▶ **The problem**
Copy out the lines that have "document" in them.
━━━ Collected material ━━━
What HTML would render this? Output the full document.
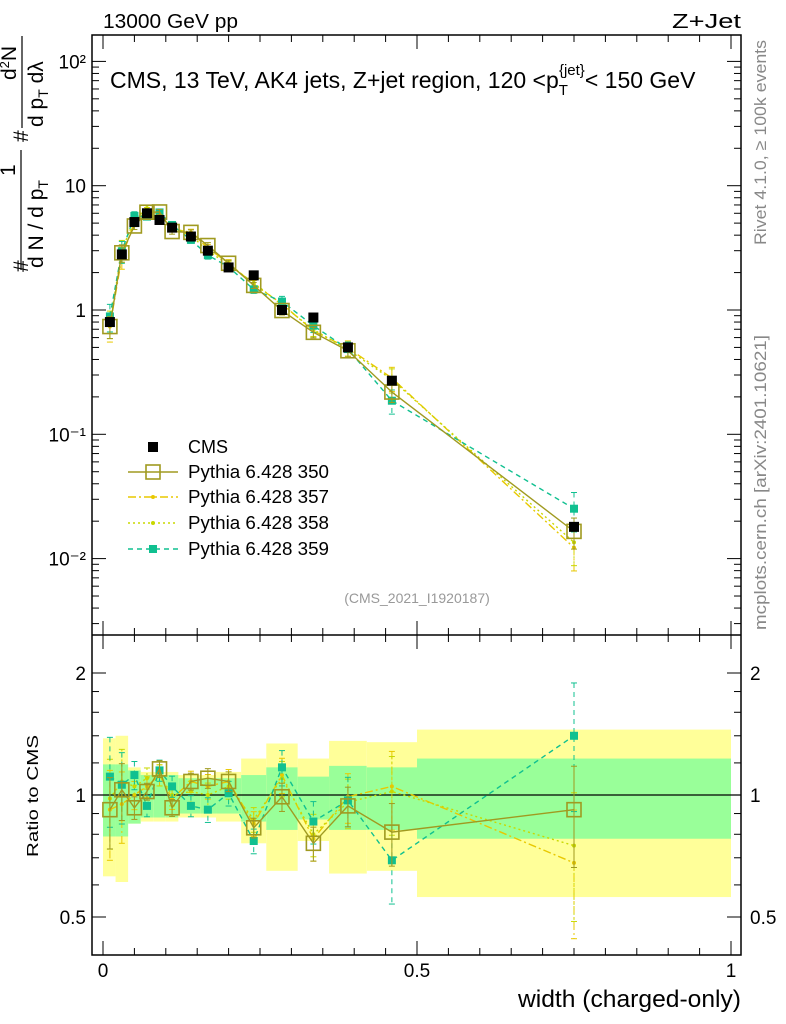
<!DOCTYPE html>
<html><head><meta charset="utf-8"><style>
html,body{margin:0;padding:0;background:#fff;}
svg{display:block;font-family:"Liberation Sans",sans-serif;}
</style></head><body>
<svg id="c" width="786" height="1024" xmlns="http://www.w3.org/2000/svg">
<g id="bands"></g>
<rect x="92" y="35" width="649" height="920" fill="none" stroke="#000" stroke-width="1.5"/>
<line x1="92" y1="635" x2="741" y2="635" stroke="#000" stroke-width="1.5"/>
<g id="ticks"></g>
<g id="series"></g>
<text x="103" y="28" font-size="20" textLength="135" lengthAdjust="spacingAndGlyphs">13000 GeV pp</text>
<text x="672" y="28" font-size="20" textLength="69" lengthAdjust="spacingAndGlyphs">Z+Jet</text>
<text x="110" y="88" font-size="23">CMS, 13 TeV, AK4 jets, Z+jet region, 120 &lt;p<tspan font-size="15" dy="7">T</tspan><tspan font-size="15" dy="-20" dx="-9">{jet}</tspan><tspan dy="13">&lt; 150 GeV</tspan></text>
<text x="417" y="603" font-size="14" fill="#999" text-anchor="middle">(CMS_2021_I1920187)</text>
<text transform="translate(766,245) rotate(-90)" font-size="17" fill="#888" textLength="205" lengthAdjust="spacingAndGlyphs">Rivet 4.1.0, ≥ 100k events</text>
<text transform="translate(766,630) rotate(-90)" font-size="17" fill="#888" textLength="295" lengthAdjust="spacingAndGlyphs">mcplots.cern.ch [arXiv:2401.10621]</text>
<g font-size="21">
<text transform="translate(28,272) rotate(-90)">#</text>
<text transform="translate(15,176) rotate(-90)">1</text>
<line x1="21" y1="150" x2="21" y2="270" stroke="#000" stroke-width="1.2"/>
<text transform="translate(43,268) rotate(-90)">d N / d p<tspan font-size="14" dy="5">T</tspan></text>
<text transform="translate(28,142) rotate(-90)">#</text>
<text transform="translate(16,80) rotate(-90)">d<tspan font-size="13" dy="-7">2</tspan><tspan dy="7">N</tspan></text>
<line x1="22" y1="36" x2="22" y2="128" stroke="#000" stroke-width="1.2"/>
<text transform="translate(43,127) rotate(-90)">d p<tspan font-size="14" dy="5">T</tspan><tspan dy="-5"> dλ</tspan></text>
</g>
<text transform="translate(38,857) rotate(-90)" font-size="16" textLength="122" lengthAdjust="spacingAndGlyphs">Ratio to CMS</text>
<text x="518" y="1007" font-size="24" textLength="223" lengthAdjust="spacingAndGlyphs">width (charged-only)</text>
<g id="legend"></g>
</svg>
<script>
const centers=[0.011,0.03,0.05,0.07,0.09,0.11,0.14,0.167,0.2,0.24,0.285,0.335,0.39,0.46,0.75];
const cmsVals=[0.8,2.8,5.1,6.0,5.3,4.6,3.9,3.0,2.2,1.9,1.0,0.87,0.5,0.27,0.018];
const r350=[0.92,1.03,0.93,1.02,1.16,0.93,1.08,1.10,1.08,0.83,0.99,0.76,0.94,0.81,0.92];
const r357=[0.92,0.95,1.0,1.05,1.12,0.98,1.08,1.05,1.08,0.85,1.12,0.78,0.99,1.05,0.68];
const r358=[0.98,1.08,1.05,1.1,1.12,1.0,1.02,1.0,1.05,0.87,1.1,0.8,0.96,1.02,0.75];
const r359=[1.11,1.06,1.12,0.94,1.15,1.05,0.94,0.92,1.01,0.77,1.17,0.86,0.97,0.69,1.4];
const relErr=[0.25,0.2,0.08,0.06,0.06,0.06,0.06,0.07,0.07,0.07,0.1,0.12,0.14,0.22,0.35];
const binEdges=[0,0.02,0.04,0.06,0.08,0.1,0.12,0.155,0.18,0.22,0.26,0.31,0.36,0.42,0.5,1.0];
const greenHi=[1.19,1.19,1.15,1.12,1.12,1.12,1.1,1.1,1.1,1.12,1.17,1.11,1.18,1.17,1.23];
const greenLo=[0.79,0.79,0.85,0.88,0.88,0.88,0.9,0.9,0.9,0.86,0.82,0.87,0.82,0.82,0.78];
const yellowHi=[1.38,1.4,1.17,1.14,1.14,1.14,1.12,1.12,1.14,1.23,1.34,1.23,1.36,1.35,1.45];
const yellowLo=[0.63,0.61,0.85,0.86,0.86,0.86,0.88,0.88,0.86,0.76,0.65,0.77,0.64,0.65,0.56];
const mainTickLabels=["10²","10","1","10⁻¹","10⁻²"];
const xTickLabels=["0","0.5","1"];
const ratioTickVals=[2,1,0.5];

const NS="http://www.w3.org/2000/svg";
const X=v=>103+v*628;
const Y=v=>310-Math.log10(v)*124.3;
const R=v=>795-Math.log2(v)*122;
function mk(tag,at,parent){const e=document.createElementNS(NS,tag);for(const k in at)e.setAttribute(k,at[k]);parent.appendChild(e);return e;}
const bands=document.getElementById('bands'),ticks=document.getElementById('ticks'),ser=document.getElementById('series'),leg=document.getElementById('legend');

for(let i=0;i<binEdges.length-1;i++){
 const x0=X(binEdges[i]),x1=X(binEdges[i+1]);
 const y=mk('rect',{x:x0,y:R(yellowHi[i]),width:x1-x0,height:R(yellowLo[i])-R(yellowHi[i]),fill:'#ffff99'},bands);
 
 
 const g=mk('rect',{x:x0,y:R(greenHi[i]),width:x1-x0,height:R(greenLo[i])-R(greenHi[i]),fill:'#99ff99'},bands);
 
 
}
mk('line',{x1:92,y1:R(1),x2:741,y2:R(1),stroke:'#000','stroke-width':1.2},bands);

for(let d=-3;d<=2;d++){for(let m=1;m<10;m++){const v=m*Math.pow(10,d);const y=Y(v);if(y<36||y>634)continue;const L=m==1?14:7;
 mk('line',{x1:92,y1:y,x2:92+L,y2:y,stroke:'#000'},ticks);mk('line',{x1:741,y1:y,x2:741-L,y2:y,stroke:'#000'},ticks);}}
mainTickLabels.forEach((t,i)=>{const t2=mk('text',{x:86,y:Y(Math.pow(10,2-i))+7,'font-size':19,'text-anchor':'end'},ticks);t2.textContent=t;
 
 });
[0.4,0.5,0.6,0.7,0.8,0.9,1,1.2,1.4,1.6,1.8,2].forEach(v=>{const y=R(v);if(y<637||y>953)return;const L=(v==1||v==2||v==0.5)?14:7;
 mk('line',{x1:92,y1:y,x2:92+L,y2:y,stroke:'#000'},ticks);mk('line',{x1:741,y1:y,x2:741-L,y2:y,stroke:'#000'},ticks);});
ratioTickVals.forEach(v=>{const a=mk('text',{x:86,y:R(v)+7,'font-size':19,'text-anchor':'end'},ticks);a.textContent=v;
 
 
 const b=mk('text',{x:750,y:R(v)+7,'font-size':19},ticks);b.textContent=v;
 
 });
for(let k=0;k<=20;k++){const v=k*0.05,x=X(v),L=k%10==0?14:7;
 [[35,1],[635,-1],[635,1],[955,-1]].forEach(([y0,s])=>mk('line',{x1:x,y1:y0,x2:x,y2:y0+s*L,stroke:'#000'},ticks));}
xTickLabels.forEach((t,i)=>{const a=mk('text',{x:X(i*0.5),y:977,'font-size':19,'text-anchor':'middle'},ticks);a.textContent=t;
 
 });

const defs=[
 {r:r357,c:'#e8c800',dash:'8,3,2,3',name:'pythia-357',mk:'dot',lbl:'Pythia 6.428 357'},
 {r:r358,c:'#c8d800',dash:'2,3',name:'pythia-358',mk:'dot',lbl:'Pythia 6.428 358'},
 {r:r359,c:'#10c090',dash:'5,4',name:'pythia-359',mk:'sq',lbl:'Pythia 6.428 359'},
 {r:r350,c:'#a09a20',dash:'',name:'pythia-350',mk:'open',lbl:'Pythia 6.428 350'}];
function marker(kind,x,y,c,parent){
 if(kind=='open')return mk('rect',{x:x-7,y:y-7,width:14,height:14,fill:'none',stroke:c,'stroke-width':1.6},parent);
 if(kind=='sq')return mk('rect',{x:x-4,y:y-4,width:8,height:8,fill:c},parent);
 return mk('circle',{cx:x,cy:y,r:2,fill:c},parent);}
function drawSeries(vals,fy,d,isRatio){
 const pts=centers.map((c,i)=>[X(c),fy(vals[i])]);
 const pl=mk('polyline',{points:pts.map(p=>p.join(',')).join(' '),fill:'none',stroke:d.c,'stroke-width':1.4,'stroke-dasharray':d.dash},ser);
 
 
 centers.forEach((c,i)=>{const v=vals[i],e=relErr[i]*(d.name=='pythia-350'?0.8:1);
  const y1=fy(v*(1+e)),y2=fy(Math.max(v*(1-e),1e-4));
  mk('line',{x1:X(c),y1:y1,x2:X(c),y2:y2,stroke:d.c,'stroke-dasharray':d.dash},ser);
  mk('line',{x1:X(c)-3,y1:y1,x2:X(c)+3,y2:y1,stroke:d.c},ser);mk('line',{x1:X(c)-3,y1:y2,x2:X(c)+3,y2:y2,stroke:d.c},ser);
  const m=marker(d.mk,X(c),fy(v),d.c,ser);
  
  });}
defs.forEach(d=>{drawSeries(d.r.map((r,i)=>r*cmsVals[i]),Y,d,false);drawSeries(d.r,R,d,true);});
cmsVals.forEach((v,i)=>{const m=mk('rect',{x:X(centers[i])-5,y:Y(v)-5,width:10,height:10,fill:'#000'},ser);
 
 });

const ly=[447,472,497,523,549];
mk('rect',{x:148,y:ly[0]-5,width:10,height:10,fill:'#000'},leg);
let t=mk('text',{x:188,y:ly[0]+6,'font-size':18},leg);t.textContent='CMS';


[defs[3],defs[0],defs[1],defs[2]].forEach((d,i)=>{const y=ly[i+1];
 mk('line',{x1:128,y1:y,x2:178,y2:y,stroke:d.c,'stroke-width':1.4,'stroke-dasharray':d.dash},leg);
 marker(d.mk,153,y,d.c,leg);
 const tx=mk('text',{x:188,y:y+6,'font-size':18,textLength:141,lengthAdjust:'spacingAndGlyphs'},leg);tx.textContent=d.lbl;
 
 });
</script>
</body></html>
━━━
▶ **Full solution**
What HTML would render this? Output the full document.
function mk(tag,at,parent){const e=document.createElementNS(NS,tag);for(const k in at)e.setAttribute(k,at[k]);parent.appendChild(e);return e;}
const bands=document.getElementById('bands'),ticks=document.getElementById('ticks'),ser=document.getElementById('series'),leg=document.getElementById('legend');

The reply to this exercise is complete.